[START INFORMATION SUPPLIED]

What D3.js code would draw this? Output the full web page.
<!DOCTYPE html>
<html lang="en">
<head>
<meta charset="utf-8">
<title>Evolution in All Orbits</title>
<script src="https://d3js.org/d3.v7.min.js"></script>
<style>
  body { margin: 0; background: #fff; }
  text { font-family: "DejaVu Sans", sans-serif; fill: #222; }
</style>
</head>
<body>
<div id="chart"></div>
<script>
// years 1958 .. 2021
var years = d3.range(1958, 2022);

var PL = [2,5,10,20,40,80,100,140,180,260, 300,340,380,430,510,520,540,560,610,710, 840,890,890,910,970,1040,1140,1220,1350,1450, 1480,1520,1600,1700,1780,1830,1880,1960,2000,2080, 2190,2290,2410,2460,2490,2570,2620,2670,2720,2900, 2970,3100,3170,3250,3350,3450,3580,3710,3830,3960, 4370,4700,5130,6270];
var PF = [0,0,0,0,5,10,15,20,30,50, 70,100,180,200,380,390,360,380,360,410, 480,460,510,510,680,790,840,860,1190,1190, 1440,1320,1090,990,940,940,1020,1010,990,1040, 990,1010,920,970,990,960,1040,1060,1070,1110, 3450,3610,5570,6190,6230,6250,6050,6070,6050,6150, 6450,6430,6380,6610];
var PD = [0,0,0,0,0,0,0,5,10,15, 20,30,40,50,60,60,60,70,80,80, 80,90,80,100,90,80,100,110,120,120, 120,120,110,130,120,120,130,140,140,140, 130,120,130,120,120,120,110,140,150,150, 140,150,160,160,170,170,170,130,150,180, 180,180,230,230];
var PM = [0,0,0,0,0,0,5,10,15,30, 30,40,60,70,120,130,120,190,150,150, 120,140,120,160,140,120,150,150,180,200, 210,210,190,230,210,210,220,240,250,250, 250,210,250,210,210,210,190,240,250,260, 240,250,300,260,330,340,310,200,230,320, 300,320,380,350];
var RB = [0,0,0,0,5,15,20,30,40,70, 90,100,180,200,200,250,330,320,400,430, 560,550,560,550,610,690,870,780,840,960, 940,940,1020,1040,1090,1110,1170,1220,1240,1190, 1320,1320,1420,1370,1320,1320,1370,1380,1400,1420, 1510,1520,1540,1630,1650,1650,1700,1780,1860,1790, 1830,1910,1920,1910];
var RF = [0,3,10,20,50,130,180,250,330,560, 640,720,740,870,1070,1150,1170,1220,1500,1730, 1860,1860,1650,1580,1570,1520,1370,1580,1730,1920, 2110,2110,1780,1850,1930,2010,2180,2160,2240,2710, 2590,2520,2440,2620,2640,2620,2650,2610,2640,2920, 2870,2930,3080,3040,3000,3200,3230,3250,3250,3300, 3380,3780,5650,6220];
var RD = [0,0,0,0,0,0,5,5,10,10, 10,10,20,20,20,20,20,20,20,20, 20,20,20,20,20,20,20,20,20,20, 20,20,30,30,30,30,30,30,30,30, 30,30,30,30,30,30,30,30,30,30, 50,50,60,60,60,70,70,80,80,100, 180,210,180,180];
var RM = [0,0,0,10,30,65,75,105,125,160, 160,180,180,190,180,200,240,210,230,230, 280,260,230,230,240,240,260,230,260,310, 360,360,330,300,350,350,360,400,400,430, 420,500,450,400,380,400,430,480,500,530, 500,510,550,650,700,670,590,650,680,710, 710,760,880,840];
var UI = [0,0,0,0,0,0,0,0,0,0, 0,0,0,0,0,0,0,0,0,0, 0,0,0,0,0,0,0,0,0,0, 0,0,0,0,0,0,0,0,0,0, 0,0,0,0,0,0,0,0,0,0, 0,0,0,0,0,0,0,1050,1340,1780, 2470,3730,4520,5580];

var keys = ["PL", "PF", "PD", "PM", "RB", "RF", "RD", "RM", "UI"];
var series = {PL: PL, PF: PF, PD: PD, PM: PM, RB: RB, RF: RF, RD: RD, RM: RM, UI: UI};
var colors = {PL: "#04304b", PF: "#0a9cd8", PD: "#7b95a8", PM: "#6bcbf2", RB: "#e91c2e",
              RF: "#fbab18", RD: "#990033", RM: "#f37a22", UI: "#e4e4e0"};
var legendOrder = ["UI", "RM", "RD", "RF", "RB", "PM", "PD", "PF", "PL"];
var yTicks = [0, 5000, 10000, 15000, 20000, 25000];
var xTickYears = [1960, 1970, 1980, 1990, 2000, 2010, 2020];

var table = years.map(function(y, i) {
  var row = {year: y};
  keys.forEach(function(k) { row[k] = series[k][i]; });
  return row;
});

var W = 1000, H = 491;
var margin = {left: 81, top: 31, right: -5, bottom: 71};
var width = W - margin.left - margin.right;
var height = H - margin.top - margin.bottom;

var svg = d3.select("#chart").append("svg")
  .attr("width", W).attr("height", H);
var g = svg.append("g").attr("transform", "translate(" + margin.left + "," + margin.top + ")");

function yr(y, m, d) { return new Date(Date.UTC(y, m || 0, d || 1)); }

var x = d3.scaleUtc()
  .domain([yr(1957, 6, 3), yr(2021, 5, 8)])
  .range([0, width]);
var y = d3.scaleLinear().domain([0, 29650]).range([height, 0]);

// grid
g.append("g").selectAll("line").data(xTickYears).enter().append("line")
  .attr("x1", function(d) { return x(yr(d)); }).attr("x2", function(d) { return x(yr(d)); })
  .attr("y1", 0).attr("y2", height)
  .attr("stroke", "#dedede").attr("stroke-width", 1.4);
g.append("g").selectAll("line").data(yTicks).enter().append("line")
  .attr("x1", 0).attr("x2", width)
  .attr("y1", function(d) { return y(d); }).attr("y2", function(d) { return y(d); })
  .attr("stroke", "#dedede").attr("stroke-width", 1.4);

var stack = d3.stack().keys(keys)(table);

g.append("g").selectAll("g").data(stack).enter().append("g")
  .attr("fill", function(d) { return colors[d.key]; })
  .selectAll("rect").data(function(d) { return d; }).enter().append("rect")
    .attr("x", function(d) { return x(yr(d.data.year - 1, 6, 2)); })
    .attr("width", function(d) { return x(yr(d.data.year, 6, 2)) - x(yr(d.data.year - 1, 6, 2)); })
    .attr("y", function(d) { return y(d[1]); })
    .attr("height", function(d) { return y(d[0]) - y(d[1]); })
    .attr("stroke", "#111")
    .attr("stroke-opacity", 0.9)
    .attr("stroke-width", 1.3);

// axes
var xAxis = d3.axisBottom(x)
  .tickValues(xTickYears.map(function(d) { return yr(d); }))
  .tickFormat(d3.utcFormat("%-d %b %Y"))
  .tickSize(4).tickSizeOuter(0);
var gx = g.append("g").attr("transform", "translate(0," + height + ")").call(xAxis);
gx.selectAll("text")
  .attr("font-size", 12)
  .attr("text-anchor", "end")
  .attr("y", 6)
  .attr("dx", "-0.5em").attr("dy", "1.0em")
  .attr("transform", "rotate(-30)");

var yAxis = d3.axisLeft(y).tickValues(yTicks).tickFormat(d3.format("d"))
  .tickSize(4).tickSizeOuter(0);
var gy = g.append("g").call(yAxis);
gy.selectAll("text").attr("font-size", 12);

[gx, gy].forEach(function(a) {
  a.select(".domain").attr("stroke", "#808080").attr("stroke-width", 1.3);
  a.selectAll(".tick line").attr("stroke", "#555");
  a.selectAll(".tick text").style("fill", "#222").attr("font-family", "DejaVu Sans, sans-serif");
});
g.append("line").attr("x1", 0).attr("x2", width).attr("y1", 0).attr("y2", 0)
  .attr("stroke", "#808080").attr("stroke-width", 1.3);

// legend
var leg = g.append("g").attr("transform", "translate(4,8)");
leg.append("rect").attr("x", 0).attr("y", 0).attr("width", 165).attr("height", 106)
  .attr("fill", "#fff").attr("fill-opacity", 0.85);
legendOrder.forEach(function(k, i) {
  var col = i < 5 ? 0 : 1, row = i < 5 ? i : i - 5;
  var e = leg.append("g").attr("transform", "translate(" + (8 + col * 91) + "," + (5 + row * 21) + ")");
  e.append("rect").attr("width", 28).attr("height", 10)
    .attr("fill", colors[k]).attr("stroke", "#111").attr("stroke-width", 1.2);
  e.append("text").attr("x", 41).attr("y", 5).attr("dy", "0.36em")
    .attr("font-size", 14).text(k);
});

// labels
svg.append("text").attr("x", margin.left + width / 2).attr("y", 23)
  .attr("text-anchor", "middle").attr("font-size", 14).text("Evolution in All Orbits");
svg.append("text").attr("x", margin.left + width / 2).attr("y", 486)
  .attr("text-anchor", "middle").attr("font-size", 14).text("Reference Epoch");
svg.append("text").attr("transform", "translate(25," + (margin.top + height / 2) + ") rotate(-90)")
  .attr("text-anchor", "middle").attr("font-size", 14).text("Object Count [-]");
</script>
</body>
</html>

[END INFORMATION SUPPLIED]

Produce the lines from the top of the listing through the "var years = d3.range(1958, 2022);" line exactly as they appear, with no additional output.

What D3.js code would draw this? Output the full web page.
<!DOCTYPE html>
<html lang="en">
<head>
<meta charset="utf-8">
<title>Evolution in All Orbits</title>
<script src="https://d3js.org/d3.v7.min.js"></script>
<style>
  body { margin: 0; background: #fff; }
  text { font-family: "DejaVu Sans", sans-serif; fill: #222; }
</style>
</head>
<body>
<div id="chart"></div>
<script>
// years 1958 .. 2021
var years = d3.range(1958, 2022);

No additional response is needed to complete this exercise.